First, I was surprised to note that it was published in 1993, because I was under the impression it had been around “forever.”
Secondly, I thought it was about the Stone family. Although there was one character named Stone, she died at the very beginning of the book.
Lastly, I thought it was a collection of fictional diary entries by the aforementioned family. Yes, some of it was in the form of diary entries, but it was much more.
The ten chapters take us through the life of Daisy Goodwill, from birth to death, but the method of telling the story varies throughout the novel. Sometimes Daisy is the narrator, but there are other sections where it’s from the point of view of one of her friends or her children. There’s even one chapter that’s comprised strictly of a series of assorted letters. It sounds like this could be confusing, but it wasn’t at all, and I loved the variety.

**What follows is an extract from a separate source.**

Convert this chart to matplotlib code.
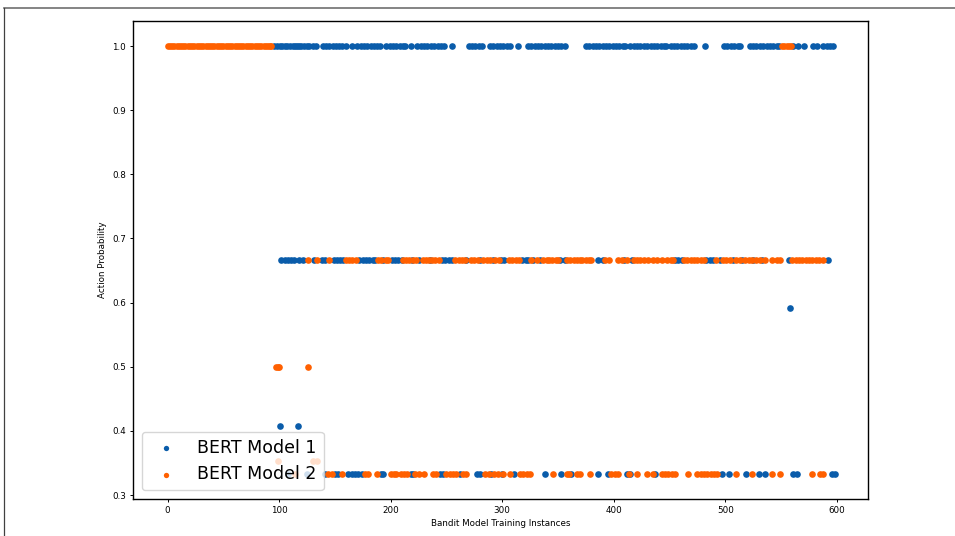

Although fictional, frequent references to actual place names, including street addresses, made it seem real, and this feeling was reinforced by a collection of photos in the middle, depicting various characters and even Daisy’s home in Ottawa.
Because Carol Shields lived in Winnipeg – which is also where the first two chapters take place – from 1980 to 2000, I’m counting this as my Canadian Reading Challenge book for Manitoba.
It wasn’t my intention to motor through the challenge; it just so happened that two of the books that have been lingering on my shelf fit the bill!
I’m taking a break from it now in order to read The Freedom Writers Diary, a collection of excerpts from actual diaries by at-risk students. I loved the movie which starred Hilary Swank as the idealistic young teacher who turned her students’ lives around, so I suggested it to my book club. I hope they enjoy it!
What book has surprised you? Was it a good surprise or a bad surprise?